Always Valid Inference: Continuous Monitoring of A/B Tests

February 24, 2017, Webb 1100

Ramesh Johari

Stanford University , ECE


Web applications typically optimize their product offerings using randomized controlled trials (RCTs), commonly called A/B testing. These tests are usually analyzed via p-values and confidence intervals presented though an online platform. Used properly, these measures both control Type I error (false positives) and deliver nearly optimal Type II error (false negatives). Unfortunately, inferences based on these measures are wholly unreliable if users make decisions while continuously monitoring their tests. On the other hand, users have good reason to continuously monitor: there are often significant opportunity costs to letting experiments continue, and thus optimal inference depends on the relative preference of the user for faster run-time vs. greater detection.
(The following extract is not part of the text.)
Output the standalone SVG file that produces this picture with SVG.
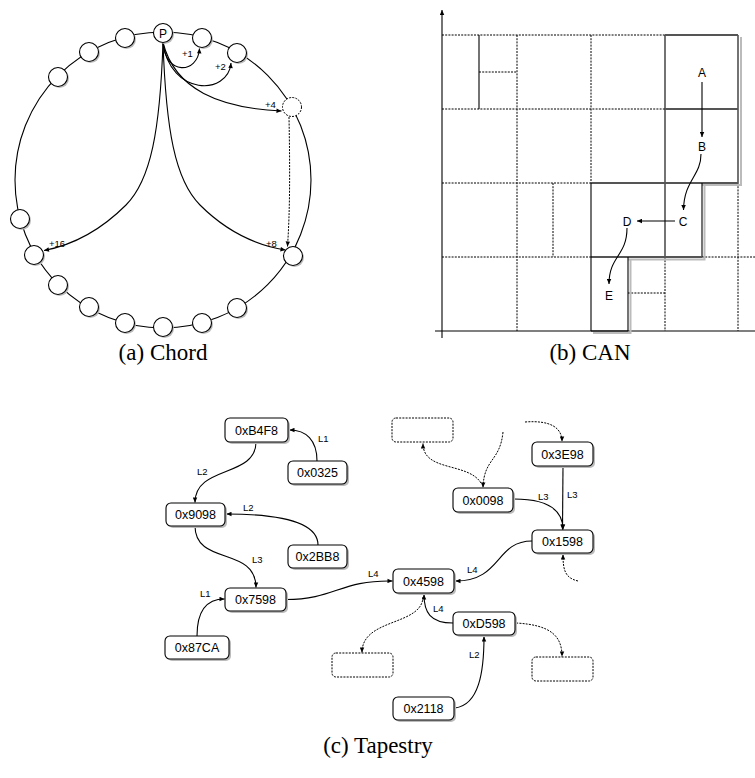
<svg xmlns="http://www.w3.org/2000/svg" width="755" height="778" viewBox="0 0 755 778">
<defs>
<marker id="ah" viewBox="0 0 10 10" refX="10" refY="5" markerWidth="6" markerHeight="5" orient="auto" markerUnits="userSpaceOnUse"><path d="M0,0.5 L10,5 L0,9.5 z" fill="#000"/></marker>
</defs>
<style>
.ring{fill:none;stroke:#000;stroke-width:1.1}
.cn circle.s{fill:#bbb;stroke:none}
.cn circle.f{fill:#fff;stroke:#000;stroke-width:1.1}
.cn circle.d{fill:#fff;stroke:#000;stroke-width:1;stroke-dasharray:2 1.2}
.e{fill:none;stroke:#000;stroke-width:1.1;marker-end:url(#ah)}
.ed{fill:none;stroke:#000;stroke-width:1;stroke-dasharray:2 1.2;marker-end:url(#ah)}
.dot{fill:none;stroke:#000;stroke-width:1;stroke-dasharray:2 1.2}
.sol{fill:none;stroke:#000;stroke-width:1.1}
.dk{fill:none;stroke:#555;stroke-width:1.8}
.sh{fill:none;stroke:#bbb;stroke-width:2}
.lbl{font-family:"Liberation Sans",Arial,sans-serif;font-size:9.5px;fill:#000}
.cl{font-family:"Liberation Sans",Arial,sans-serif;font-size:12px;fill:#000;text-anchor:middle}
.cap{font-family:"Liberation Serif","Times New Roman",serif;font-size:23px;fill:#000;text-anchor:middle}
.tn rect.s{fill:#bbb;stroke:none}
.tn rect.f{fill:#fff;stroke:#000;stroke-width:1.1}
.tn text{font-family:"Liberation Sans",Arial,sans-serif;font-size:12.5px;fill:#000;text-anchor:middle}
.db{fill:#fff;stroke:#000;stroke-width:1;stroke-dasharray:2 1.2}
</style>

<!-- (a) Chord -->
<g id="chord">
<circle class="ring" cx="163" cy="180" r="148"/>
<g id="chord-connectors">
<path class="e" d="M163,42.5 C165,76 198,74 199.5,48.5"/>
<path class="e" d="M163,42.5 C170,96 228,96 231,63"/>
<path class="e" d="M163,42.5 C175,90 220,108 281.5,111"/>
<path class="e" d="M163,42.5 C166,130 175,180 200,205 C225,230 255,245 285.5,250"/>
<path class="e" d="M163,42.5 C160,130 151,180 126,205 C101,230 73,245 44,250.5"/>
<path class="ed" d="M289,117 C290,170 290,210 287.5,246.5"/>
</g>
<g id="n-P" class="cn"><circle class="s" cx="164.5" cy="34.5" r="9.5"/><circle class="f" cx="163" cy="33" r="9.5"/><text x="163" y="37.5" class="cl" style="font-size:12px">P</text></g>
<g id="n-r1" class="cn"><circle class="s" cx="203.5" cy="39.5" r="9.5"/><circle class="f" cx="202" cy="38" r="9.5"/></g>
<g id="n-r2" class="cn"><circle class="s" cx="238.5" cy="54.5" r="9.5"/><circle class="f" cx="237" cy="53" r="9.5"/></g>
<g id="n-r4" class="cn"><circle class="d" cx="292" cy="107" r="9.5"/></g>
<g id="n-r8" class="cn"><circle class="s" cx="294.5" cy="257.5" r="9.5"/><circle class="f" cx="293" cy="256" r="9.5"/></g>
<g id="n-b1" class="cn"><circle class="s" cx="238.5" cy="309.5" r="9.5"/><circle class="f" cx="237" cy="308" r="9.5"/></g>
<g id="n-b2" class="cn"><circle class="s" cx="203.5" cy="324.5" r="9.5"/><circle class="f" cx="202" cy="323" r="9.5"/></g>
<g id="n-b3" class="cn"><circle class="s" cx="164.5" cy="328.5" r="9.5"/><circle class="f" cx="163" cy="327" r="9.5"/></g>
<g id="n-b4" class="cn"><circle class="s" cx="126.5" cy="324.5" r="9.5"/><circle class="f" cx="125" cy="323" r="9.5"/></g>
<g id="n-b5" class="cn"><circle class="s" cx="90.5" cy="308.5" r="9.5"/><circle class="f" cx="89" cy="307" r="9.5"/></g>
<g id="n-b6" class="cn"><circle class="s" cx="59.5" cy="286.5" r="9.5"/><circle class="f" cx="58" cy="285" r="9.5"/></g>
<g id="n-l16" class="cn"><circle class="s" cx="35.5" cy="256.5" r="9.5"/><circle class="f" cx="34" cy="255" r="9.5"/></g>
<g id="n-l1" class="cn"><circle class="s" cx="21.5" cy="220.5" r="9.5"/><circle class="f" cx="20" cy="219" r="9.5"/></g>
<g id="n-t1" class="cn"><circle class="s" cx="59.5" cy="78.5" r="9.5"/><circle class="f" cx="58" cy="77" r="9.5"/></g>
<g id="n-t2" class="cn"><circle class="s" cx="90.5" cy="53.5" r="9.5"/><circle class="f" cx="89" cy="52" r="9.5"/></g>
<g id="n-t3" class="cn"><circle class="s" cx="126.5" cy="39.5" r="9.5"/><circle class="f" cx="125" cy="38" r="9.5"/></g>
<text class="lbl" x="182" y="57">+1</text>
<text class="lbl" x="215" y="70">+2</text>
<text class="lbl" x="265" y="108">+4</text>
<text class="lbl" x="266" y="247">+8</text>
<text class="lbl" x="49" y="247">+16</text>
</g>
<text class="cap" x="163" y="360">(a) Chord</text>

<!-- (b) CAN -->
<g id="can">
<line class="sol" x1="442" y1="338" x2="442" y2="10" marker-end="url(#ah)"/>
<line class="sol" x1="435" y1="331" x2="755" y2="331"/>
<g id="can-grid">
<line class="dot" x1="442" y1="35" x2="665" y2="35"/>
<line class="dot" x1="442" y1="109" x2="665" y2="109"/>
<line class="dot" x1="479" y1="72" x2="517" y2="72"/>
<line class="dot" x1="442" y1="183" x2="591" y2="183"/>
<line class="dot" x1="442" y1="257" x2="591" y2="257"/>
<line class="dot" x1="702" y1="257" x2="755" y2="257"/>
<line class="dot" x1="628" y1="293" x2="665" y2="293"/>
<line class="sol" x1="479" y1="35" x2="479" y2="109"/>
<line class="dot" x1="517" y1="35" x2="517" y2="331"/>
<line class="dot" x1="591" y1="35" x2="591" y2="183"/>
<line class="dot" x1="553" y1="183" x2="553" y2="257"/>
<line class="dot" x1="665" y1="257" x2="665" y2="331"/>
<line class="dot" x1="738" y1="183" x2="738" y2="331"/>
</g>
<g id="zone-AB">
<polyline class="sh" points="741,37 741,185 702,185"/>
<line class="sol" x1="665" y1="35" x2="665" y2="257"/>
<line class="sol" x1="738" y1="35" x2="738" y2="183"/>
<line class="dk" x1="665" y1="35" x2="738" y2="35"/>
<line class="dk" x1="665" y1="109" x2="738" y2="109"/>
</g>
<g id="zone-C">
<polyline class="sh" points="704.5,185 704.5,259.5 628,259.5"/>
<line class="dk" x1="591" y1="183" x2="738" y2="183"/>
<line class="sol" x1="702" y1="183" x2="702" y2="257"/>
<line class="dk" x1="591" y1="257" x2="702" y2="257"/>
</g>
<g id="zone-E">
<polyline class="sh" points="630.5,259 630.5,333 593,333"/>
<line class="sol" x1="591" y1="183" x2="591" y2="331"/>
<line class="sol" x1="628" y1="257" x2="628" y2="331"/>
<line class="sol" x1="591" y1="331" x2="628" y2="331"/>
</g>
<g id="can-connectors">
<path class="e" d="M702,82 L702,137"/>
<path class="e" d="M701,154 C701,176 684,180 683.5,210"/>
<path class="e" d="M675,221 L637,221"/>
<path class="e" d="M627,228 C627,256 609,256 609,284"/>
</g>
<text class="cl" x="702" y="77">A</text>
<text class="cl" x="702" y="151">B</text>
<text class="cl" x="683" y="226">C</text>
<text class="cl" x="627" y="226">D</text>
<text class="cl" x="609" y="300">E</text>
</g>
<text class="cap" x="590" y="360">(b) CAN</text>

<!-- (c) Tapestry -->
<g id="tapestry-connectors">
<path class="e" d="M317,461 C317,440 306,430 289.5,430"/>
<path class="e" d="M256,442 C256,478 195,465 195,502.5"/>
<path class="e" d="M318,545 C318,520 272,514 226.5,514"/>
<path class="e" d="M195,526 C195,566 256,546 256,587.5"/>
<path class="e" d="M197,636 C197,612 205,599 224.5,599"/>
<path class="e" d="M286,599.5 C335,599.5 340,580 392.5,581"/>
<path class="e" d="M532,541 C495,541 502,581 455.5,581"/>
<path class="e" d="M453,623 C430,623 424,612 424,594.5"/>
<path class="e" d="M455,708 C479,705 484,672 484,636.5"/>
<path class="e" d="M514,499 C548,499 563,510 563,529.5"/>
<path class="e" d="M563,466 L562.5,529.5"/>
<path class="ed" d="M503,432 C500,462 484,458 483,487.5"/>
<path class="ed" d="M481,483 C468,462 423,472 423,443.5"/>
<path class="ed" d="M525,422 C551,420 562,428 562,441.5"/>
<path class="ed" d="M578,581 C565,578 563,570 563,554.5"/>
<path class="ed" d="M423,597 C422,626 362,618 362,652.5"/>
<path class="ed" d="M516,623 C551,625 562,636 562,656.5"/>
</g>
<g id="t-B4F8" class="tn"><rect class="s" x="227" y="420" width="63" height="24" rx="5"/><rect class="f" x="225" y="418" width="63" height="24" rx="5"/><text x="256.5" y="434.5">0xB4F8</text></g>
<g id="t-0325" class="tn"><rect class="s" x="290" y="463" width="59" height="23" rx="5"/><rect class="f" x="288" y="461" width="59" height="23" rx="5"/><text x="317.5" y="477">0x0325</text></g>
<g id="t-9098" class="tn"><rect class="s" x="168" y="505" width="59" height="23" rx="5"/><rect class="f" x="166" y="503" width="59" height="23" rx="5"/><text x="195.5" y="519">0x9098</text></g>
<g id="t-2BB8" class="tn"><rect class="s" x="290" y="547" width="59" height="23" rx="5"/><rect class="f" x="288" y="545" width="59" height="23" rx="5"/><text x="317.5" y="561">0x2BB8</text></g>
<g id="t-7598" class="tn"><rect class="s" x="227" y="590" width="61" height="23" rx="5"/><rect class="f" x="225" y="588" width="61" height="23" rx="5"/><text x="255.5" y="604">0x7598</text></g>
<g id="t-87CA" class="tn"><rect class="s" x="167" y="638" width="64" height="23" rx="5"/><rect class="f" x="165" y="636" width="64" height="23" rx="5"/><text x="197" y="652">0x87CA</text></g>
<g id="t-3E98" class="tn"><rect class="s" x="534" y="444" width="61" height="24" rx="5"/><rect class="f" x="532" y="442" width="61" height="24" rx="5"/><text x="562.5" y="458.5">0x3E98</text></g>
<g id="t-0098" class="tn"><rect class="s" x="455" y="490" width="60" height="24" rx="5"/><rect class="f" x="453" y="488" width="60" height="24" rx="5"/><text x="483" y="504.5">0x0098</text></g>
<g id="t-1598" class="tn"><rect class="s" x="534" y="532" width="61" height="23" rx="5"/><rect class="f" x="532" y="530" width="61" height="23" rx="5"/><text x="562.5" y="546">0x1598</text></g>
<g id="t-4598" class="tn"><rect class="s" x="395" y="571" width="61" height="24" rx="5"/><rect class="f" x="393" y="569" width="61" height="24" rx="5"/><text x="423.5" y="585.5">0x4598</text></g>
<g id="t-D598" class="tn"><rect class="s" x="455" y="614" width="62" height="23" rx="5"/><rect class="f" x="453" y="612" width="62" height="23" rx="5"/><text x="484" y="628">0xD598</text></g>
<g id="t-2118" class="tn"><rect class="s" x="395" y="699" width="61" height="23" rx="5"/><rect class="f" x="393" y="697" width="61" height="23" rx="5"/><text x="423.5" y="713">0x2118</text></g>
<g id="t-dash1"><rect class="db" x="392" y="418" width="61" height="24" rx="4"/></g>
<g id="t-dash2"><rect class="db" x="332" y="653" width="61" height="24" rx="4"/></g>
<g id="t-dash3"><rect class="db" x="532" y="657" width="61" height="24" rx="4"/></g>
<g id="tapestry-labels">
<text class="lbl" x="318" y="442">L1</text>
<text class="lbl" x="197" y="475">L2</text>
<text class="lbl" x="243" y="511">L2</text>
<text class="lbl" x="252" y="563">L3</text>
<text class="lbl" x="200" y="597">L1</text>
<text class="lbl" x="368" y="577">L4</text>
<text class="lbl" x="467" y="573">L4</text>
<text class="lbl" x="433" y="612">L4</text>
<text class="lbl" x="469" y="658">L2</text>
<text class="lbl" x="538" y="500">L3</text>
<text class="lbl" x="567" y="498">L3</text>
</g>
<text class="cap" x="378" y="753">(c) Tapestry</text>
</svg>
Furthermore, the platform does not know these preferences in advance; indeed, they can evolve depending on the data observed during the test itself. This sets the challenge we address in our work: can we deliver valid and essentially optimal inference, but in an environment where users continuously monitor experiments, despite not knowing the user's risk preferences in advance? We provide a solution leveraging methods from sequential hypothesis testing, and refer to our measures as *always valid* p-values and confidence intervals. Our solution led to a practical implementation in a commercial A/B testing platform, serving thousands of customers since 2015. Joint work with Leo Pekelis and David Walsh. This work was carried out with Optimizely, a leading commercial A/B testing platform.

Speaker's Bio

Ramesh Johari is an Associate Professor at Stanford University, with a full-time appointment in the Department of Management Science and Engineering (MS&E), and courtesy appointments in the Departments of Computer Science (CS) and Electrical Engineering (EE). He is a member of the Operations Research group and the Social Algorithms Lab (SOAL) in MS&E, the Information Systems Laboratory in EE, the Institute for Computational and Mathematical Engineering, the steering committee of the Stanford Cyber Initiative, and the Stanford Bits and Watts Initiative. He received an A.B. in Mathematics from Harvard, a Certificate of Advanced Study in Mathematics from Cambridge, and a Ph.D. in Electrical Engineering and Computer Science from MIT.
He is the recipient of a British Marshall Scholarship, First Place in the INFORMS George E. Nicholson Student Paper Competition, the George M. Sprowls Award for the best doctoral thesis in computer science at MIT, Honorable Mention for the ACM Doctoral Dissertation Award, the Okawa Foundation Research Grant, the MS&E Graduate Teaching Award, the INFORMS Telecommunications Section Doctoral Dissertation Award, the NSF CAREER Award, and the Cisco Faculty Scholarship. He has served on the program committees of ACM Economics and Computation, ACM SIGCOMM, IEEE Infocom, and ACM SIGMETRICS, as the track chair for the Internet Economics and Monetization Track at WWW, and as a co-organizer of the Marketplace Innovation Workshop.